We just might need all those new condos, CIBC economists say
TORONTO — Are we really overbuilding, constructing too many condominiums and creating too much sprawl? A new report maintains we need that housing more than ever.
Benjamin Tal, deputy chief economist with Canadian Imperial Bank of Commerce, says we might be substantially underestimating household formation because we are not factoring in up to 100,000 immigrants.
“Ask any real estate developer in any of Canada’s major cities about the risk of overbuilding, and the first line of defence would be immigration and its critical role in supporting demand,” Tal writes in a note he co-authored with Nick Exarhos. “It turns out that at least for now, this claim is more valid than widely believed.”
Tal says out that not only do new immigrants account for about 70 per cent of our population growth about half of them are in the 2544 age cohort, a key demographic that will lead to more household formation.
In 2013, the number of Canadians aged 20-44 grew by 1.1 per cent, which is the fastest pace in more than two decades and stronger than the average of countries in the Organisation for Economic Co-operation and Development.
“Healthier demographics are benefiting trends in household formation,” they write. “In fact, despite some concerns of overbuilding in the current housing boom, the ratio of housing starts to household formation is not far from its long-term average of 1.03.”
The bottom line is that when the housing boom does wind down it will not be as dramatic as once feared because of those immigrants picking up the slack, says the paper.
Their argument that immigration is being underestimated comes largely from underestimating the number of non-permanent residents in Canada which includes students, temporary workers and humanitarian refugees.
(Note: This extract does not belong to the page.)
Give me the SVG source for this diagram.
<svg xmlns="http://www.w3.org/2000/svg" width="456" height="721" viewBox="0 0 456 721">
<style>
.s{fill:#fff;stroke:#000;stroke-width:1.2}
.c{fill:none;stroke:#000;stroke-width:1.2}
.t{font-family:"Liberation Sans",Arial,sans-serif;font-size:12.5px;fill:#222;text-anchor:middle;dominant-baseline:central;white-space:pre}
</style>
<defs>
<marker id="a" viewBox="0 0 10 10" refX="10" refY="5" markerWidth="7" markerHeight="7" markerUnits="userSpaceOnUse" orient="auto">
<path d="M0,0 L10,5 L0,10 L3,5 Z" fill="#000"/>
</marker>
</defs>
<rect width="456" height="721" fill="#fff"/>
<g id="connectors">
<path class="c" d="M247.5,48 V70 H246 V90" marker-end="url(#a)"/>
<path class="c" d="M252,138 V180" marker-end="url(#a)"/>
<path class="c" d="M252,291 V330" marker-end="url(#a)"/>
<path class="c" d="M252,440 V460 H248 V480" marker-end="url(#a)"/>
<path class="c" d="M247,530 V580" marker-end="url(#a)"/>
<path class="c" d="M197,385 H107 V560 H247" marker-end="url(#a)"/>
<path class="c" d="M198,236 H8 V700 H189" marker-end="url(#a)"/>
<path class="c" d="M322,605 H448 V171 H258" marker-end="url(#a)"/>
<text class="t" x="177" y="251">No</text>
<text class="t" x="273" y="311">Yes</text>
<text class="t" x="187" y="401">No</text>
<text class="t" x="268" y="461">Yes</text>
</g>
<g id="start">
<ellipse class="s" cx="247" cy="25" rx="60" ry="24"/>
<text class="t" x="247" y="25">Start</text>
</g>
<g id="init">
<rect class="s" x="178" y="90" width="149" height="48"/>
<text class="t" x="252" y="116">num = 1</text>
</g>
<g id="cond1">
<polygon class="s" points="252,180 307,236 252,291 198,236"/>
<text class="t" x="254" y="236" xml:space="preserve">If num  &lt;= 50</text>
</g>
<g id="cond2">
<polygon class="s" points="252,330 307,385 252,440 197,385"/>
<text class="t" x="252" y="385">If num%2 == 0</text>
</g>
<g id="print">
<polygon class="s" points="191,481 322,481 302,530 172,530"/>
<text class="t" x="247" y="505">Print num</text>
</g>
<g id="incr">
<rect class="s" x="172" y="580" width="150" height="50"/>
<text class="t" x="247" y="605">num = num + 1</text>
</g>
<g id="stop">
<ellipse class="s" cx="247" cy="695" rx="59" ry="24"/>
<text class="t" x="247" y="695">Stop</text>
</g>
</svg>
That number was 22,000 in 2013 which brought the total number of NPRs to 774,000.
“Those are big numbers. And evidently when it comes to measuring household formation in Canada and its implication for the appropriate level of homebuilding, we understate the number of those non-permanent residents,” the economists say.
They say researchers are using the 2011 census to estimate household formation in Canada and that census bases household formation on 400,000 non-permanent residents which is 200,000 below even figures reported by Citizen and Immigration Canada.
“It’s a huge gap,” they write. “The gap is increasingly becoming more relevant for household demand since a growing portion of non-permanent residents come from workers and students with a high propensity to rent.”